_Dataset content_
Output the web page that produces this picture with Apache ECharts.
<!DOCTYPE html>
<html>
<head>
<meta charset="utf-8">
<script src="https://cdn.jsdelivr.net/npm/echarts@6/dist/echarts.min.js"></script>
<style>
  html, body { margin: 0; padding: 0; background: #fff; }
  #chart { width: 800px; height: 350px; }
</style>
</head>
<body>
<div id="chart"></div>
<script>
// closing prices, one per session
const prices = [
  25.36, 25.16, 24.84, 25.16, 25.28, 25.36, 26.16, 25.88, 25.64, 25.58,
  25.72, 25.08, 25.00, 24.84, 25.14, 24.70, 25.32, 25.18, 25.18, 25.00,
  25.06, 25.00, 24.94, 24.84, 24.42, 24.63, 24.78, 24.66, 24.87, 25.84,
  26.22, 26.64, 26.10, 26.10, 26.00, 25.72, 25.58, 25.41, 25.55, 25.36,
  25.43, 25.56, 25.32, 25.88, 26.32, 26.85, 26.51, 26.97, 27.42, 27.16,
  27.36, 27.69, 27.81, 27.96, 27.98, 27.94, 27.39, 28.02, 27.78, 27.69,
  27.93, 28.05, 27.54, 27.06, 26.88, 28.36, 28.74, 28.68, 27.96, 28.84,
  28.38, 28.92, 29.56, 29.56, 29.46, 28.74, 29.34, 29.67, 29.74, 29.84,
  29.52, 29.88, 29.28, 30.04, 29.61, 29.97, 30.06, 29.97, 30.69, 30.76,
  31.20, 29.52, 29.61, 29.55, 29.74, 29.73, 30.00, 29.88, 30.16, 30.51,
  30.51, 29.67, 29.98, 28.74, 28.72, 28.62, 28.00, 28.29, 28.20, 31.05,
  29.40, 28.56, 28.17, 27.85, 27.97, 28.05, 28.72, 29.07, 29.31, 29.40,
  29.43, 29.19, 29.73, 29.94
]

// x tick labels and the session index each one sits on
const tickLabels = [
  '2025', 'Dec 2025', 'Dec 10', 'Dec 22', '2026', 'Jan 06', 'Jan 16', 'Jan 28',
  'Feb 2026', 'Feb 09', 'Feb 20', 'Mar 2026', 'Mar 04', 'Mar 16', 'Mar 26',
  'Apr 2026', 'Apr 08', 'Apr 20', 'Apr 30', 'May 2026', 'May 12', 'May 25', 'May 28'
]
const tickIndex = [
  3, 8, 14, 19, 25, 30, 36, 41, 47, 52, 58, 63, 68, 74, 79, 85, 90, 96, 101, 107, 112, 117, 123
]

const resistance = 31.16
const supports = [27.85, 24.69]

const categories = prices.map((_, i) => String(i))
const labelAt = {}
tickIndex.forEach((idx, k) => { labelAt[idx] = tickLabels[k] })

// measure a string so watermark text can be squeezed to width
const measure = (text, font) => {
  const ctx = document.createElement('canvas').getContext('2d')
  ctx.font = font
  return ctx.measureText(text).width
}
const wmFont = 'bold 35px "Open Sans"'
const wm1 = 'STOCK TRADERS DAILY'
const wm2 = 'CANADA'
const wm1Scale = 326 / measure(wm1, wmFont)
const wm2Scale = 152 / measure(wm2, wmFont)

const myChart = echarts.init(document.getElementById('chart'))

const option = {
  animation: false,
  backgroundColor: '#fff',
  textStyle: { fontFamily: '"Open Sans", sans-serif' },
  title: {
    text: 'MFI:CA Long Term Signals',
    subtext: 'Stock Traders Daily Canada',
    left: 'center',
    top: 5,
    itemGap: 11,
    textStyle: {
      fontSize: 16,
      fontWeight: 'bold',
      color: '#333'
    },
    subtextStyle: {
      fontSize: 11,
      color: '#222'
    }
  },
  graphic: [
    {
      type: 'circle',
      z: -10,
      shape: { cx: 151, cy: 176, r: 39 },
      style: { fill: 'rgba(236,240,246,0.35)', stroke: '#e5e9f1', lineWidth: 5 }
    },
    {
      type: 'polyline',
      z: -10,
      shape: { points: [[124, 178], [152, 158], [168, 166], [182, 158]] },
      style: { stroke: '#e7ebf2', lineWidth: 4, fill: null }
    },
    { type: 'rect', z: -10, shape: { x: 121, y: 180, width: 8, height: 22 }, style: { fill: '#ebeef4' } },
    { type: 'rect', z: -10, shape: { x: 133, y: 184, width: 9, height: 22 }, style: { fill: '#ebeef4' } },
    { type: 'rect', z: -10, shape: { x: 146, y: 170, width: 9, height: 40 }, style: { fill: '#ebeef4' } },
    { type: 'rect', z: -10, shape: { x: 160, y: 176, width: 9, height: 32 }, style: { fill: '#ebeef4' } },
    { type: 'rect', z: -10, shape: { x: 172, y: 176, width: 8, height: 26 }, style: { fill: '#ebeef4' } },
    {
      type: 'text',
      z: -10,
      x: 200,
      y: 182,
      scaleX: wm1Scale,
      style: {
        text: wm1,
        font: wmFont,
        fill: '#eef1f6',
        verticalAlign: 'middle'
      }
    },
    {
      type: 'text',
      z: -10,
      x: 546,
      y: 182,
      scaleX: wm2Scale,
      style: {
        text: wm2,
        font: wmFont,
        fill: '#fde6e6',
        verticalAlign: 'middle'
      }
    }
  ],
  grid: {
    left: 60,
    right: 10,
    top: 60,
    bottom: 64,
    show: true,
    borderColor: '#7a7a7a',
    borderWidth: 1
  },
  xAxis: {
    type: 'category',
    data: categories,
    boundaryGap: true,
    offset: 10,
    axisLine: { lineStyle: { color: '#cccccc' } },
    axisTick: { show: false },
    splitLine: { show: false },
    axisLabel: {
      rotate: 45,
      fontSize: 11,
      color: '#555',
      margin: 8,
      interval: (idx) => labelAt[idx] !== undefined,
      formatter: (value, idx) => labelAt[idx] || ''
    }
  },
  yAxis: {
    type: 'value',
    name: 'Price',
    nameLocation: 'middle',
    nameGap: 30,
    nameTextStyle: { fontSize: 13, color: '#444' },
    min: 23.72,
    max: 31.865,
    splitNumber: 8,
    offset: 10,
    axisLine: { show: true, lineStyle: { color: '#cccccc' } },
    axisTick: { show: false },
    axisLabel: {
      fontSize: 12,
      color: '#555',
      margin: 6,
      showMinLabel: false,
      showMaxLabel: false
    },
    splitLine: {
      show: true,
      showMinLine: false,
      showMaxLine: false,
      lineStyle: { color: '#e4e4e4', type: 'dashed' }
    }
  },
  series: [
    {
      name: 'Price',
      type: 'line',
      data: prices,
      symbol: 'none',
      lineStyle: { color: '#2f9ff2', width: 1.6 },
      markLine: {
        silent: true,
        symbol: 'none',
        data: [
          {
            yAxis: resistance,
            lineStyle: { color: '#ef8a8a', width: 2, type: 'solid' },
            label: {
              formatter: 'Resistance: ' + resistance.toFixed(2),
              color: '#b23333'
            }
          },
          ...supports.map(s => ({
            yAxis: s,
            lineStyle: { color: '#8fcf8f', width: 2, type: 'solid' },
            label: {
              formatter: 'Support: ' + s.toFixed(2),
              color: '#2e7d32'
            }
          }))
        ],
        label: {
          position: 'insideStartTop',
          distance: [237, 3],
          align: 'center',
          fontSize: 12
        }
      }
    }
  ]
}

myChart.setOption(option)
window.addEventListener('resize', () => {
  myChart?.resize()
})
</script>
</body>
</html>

_Written problem_
Your task is to repeat each line of the material exactly.

_Solution for this task_
Output the web page that produces this picture with Apache ECharts.
<!DOCTYPE html>
<html>
<head>
<meta charset="utf-8">
<script src="https://cdn.jsdelivr.net/npm/echarts@6/dist/echarts.min.js"></script>
<style>
  html, body { margin: 0; padding: 0; background: #fff; }
  #chart { width: 800px; height: 350px; }
</style>
</head>
<body>
<div id="chart"></div>
<script>
// closing prices, one per session
const prices = [
  25.36, 25.16, 24.84, 25.16, 25.28, 25.36, 26.16, 25.88, 25.64, 25.58,
  25.72, 25.08, 25.00, 24.84, 25.14, 24.70, 25.32, 25.18, 25.18, 25.00,
  25.06, 25.00, 24.94, 24.84, 24.42, 24.63, 24.78, 24.66, 24.87, 25.84,
  26.22, 26.64, 26.10, 26.10, 26.00, 25.72, 25.58, 25.41, 25.55, 25.36,
  25.43, 25.56, 25.32, 25.88, 26.32, 26.85, 26.51, 26.97, 27.42, 27.16,
  27.36, 27.69, 27.81, 27.96, 27.98, 27.94, 27.39, 28.02, 27.78, 27.69,
  27.93, 28.05, 27.54, 27.06, 26.88, 28.36, 28.74, 28.68, 27.96, 28.84,
  28.38, 28.92, 29.56, 29.56, 29.46, 28.74, 29.34, 29.67, 29.74, 29.84,
  29.52, 29.88, 29.28, 30.04, 29.61, 29.97, 30.06, 29.97, 30.69, 30.76,
  31.20, 29.52, 29.61, 29.55, 29.74, 29.73, 30.00, 29.88, 30.16, 30.51,
  30.51, 29.67, 29.98, 28.74, 28.72, 28.62, 28.00, 28.29, 28.20, 31.05,
  29.40, 28.56, 28.17, 27.85, 27.97, 28.05, 28.72, 29.07, 29.31, 29.40,
  29.43, 29.19, 29.73, 29.94
]

// x tick labels and the session index each one sits on
const tickLabels = [
  '2025', 'Dec 2025', 'Dec 10', 'Dec 22', '2026', 'Jan 06', 'Jan 16', 'Jan 28',
  'Feb 2026', 'Feb 09', 'Feb 20', 'Mar 2026', 'Mar 04', 'Mar 16', 'Mar 26',
  'Apr 2026', 'Apr 08', 'Apr 20', 'Apr 30', 'May 2026', 'May 12', 'May 25', 'May 28'
]
const tickIndex = [
  3, 8, 14, 19, 25, 30, 36, 41, 47, 52, 58, 63, 68, 74, 79, 85, 90, 96, 101, 107, 112, 117, 123
]

const resistance = 31.16
const supports = [27.85, 24.69]

const categories = prices.map((_, i) => String(i))
const labelAt = {}
tickIndex.forEach((idx, k) => { labelAt[idx] = tickLabels[k] })

// measure a string so watermark text can be squeezed to width
const measure = (text, font) => {
  const ctx = document.createElement('canvas').getContext('2d')
  ctx.font = font
  return ctx.measureText(text).width
}
const wmFont = 'bold 35px "Open Sans"'
const wm1 = 'STOCK TRADERS DAILY'
const wm2 = 'CANADA'
const wm1Scale = 326 / measure(wm1, wmFont)
const wm2Scale = 152 / measure(wm2, wmFont)

const myChart = echarts.init(document.getElementById('chart'))

const option = {
  animation: false,
  backgroundColor: '#fff',
  textStyle: { fontFamily: '"Open Sans", sans-serif' },
  title: {
    text: 'MFI:CA Long Term Signals',
    subtext: 'Stock Traders Daily Canada',
    left: 'center',
    top: 5,
    itemGap: 11,
    textStyle: {
      fontSize: 16,
      fontWeight: 'bold',
      color: '#333'
    },
    subtextStyle: {
      fontSize: 11,
      color: '#222'
    }
  },
  graphic: [
    {
      type: 'circle',
      z: -10,
      shape: { cx: 151, cy: 176, r: 39 },
      style: { fill: 'rgba(236,240,246,0.35)', stroke: '#e5e9f1', lineWidth: 5 }
    },
    {
      type: 'polyline',
      z: -10,
      shape: { points: [[124, 178], [152, 158], [168, 166], [182, 158]] },
      style: { stroke: '#e7ebf2', lineWidth: 4, fill: null }
    },
    { type: 'rect', z: -10, shape: { x: 121, y: 180, width: 8, height: 22 }, style: { fill: '#ebeef4' } },
    { type: 'rect', z: -10, shape: { x: 133, y: 184, width: 9, height: 22 }, style: { fill: '#ebeef4' } },
    { type: 'rect', z: -10, shape: { x: 146, y: 170, width: 9, height: 40 }, style: { fill: '#ebeef4' } },
    { type: 'rect', z: -10, shape: { x: 160, y: 176, width: 9, height: 32 }, style: { fill: '#ebeef4' } },
    { type: 'rect', z: -10, shape: { x: 172, y: 176, width: 8, height: 26 }, style: { fill: '#ebeef4' } },
    {
      type: 'text',
      z: -10,
      x: 200,
      y: 182,
      scaleX: wm1Scale,
      style: {
        text: wm1,
        font: wmFont,
        fill: '#eef1f6',
        verticalAlign: 'middle'
      }
    },
    {
      type: 'text',
      z: -10,
      x: 546,
      y: 182,
      scaleX: wm2Scale,
      style: {
        text: wm2,
        font: wmFont,
        fill: '#fde6e6',
        verticalAlign: 'middle'
      }
    }
  ],
  grid: {
    left: 60,
    right: 10,
    top: 60,
    bottom: 64,
    show: true,
    borderColor: '#7a7a7a',
    borderWidth: 1
  },
  xAxis: {
    type: 'category',
    data: categories,
    boundaryGap: true,
    offset: 10,
    axisLine: { lineStyle: { color: '#cccccc' } },
    axisTick: { show: false },
    splitLine: { show: false },
    axisLabel: {
      rotate: 45,
      fontSize: 11,
      color: '#555',
      margin: 8,
      interval: (idx) => labelAt[idx] !== undefined,
      formatter: (value, idx) => labelAt[idx] || ''
    }
  },
  yAxis: {
    type: 'value',
    name: 'Price',
    nameLocation: 'middle',
    nameGap: 30,
    nameTextStyle: { fontSize: 13, color: '#444' },
    min: 23.72,
    max: 31.865,
    splitNumber: 8,
    offset: 10,
    axisLine: { show: true, lineStyle: { color: '#cccccc' } },
    axisTick: { show: false },
    axisLabel: {
      fontSize: 12,
      color: '#555',
      margin: 6,
      showMinLabel: false,
      showMaxLabel: false
    },
    splitLine: {
      show: true,
      showMinLine: false,
      showMaxLine: false,
      lineStyle: { color: '#e4e4e4', type: 'dashed' }
    }
  },
  series: [
    {
      name: 'Price',
      type: 'line',
      data: prices,
      symbol: 'none',
      lineStyle: { color: '#2f9ff2', width: 1.6 },
      markLine: {
        silent: true,
        symbol: 'none',
        data: [
          {
            yAxis: resistance,
            lineStyle: { color: '#ef8a8a', width: 2, type: 'solid' },
            label: {
              formatter: 'Resistance: ' + resistance.toFixed(2),
              color: '#b23333'
            }
          },
          ...supports.map(s => ({
            yAxis: s,
            lineStyle: { color: '#8fcf8f', width: 2, type: 'solid' },
            label: {
              formatter: 'Support: ' + s.toFixed(2),
              color: '#2e7d32'
            }
          }))
        ],
        label: {
          position: 'insideStartTop',
          distance: [237, 3],
          align: 'center',
          fontSize: 12
        }
      }
    }
  ]
}

myChart.setOption(option)
window.addEventListener('resize', () => {
  myChart?.resize()
})
</script>
</body>
</html>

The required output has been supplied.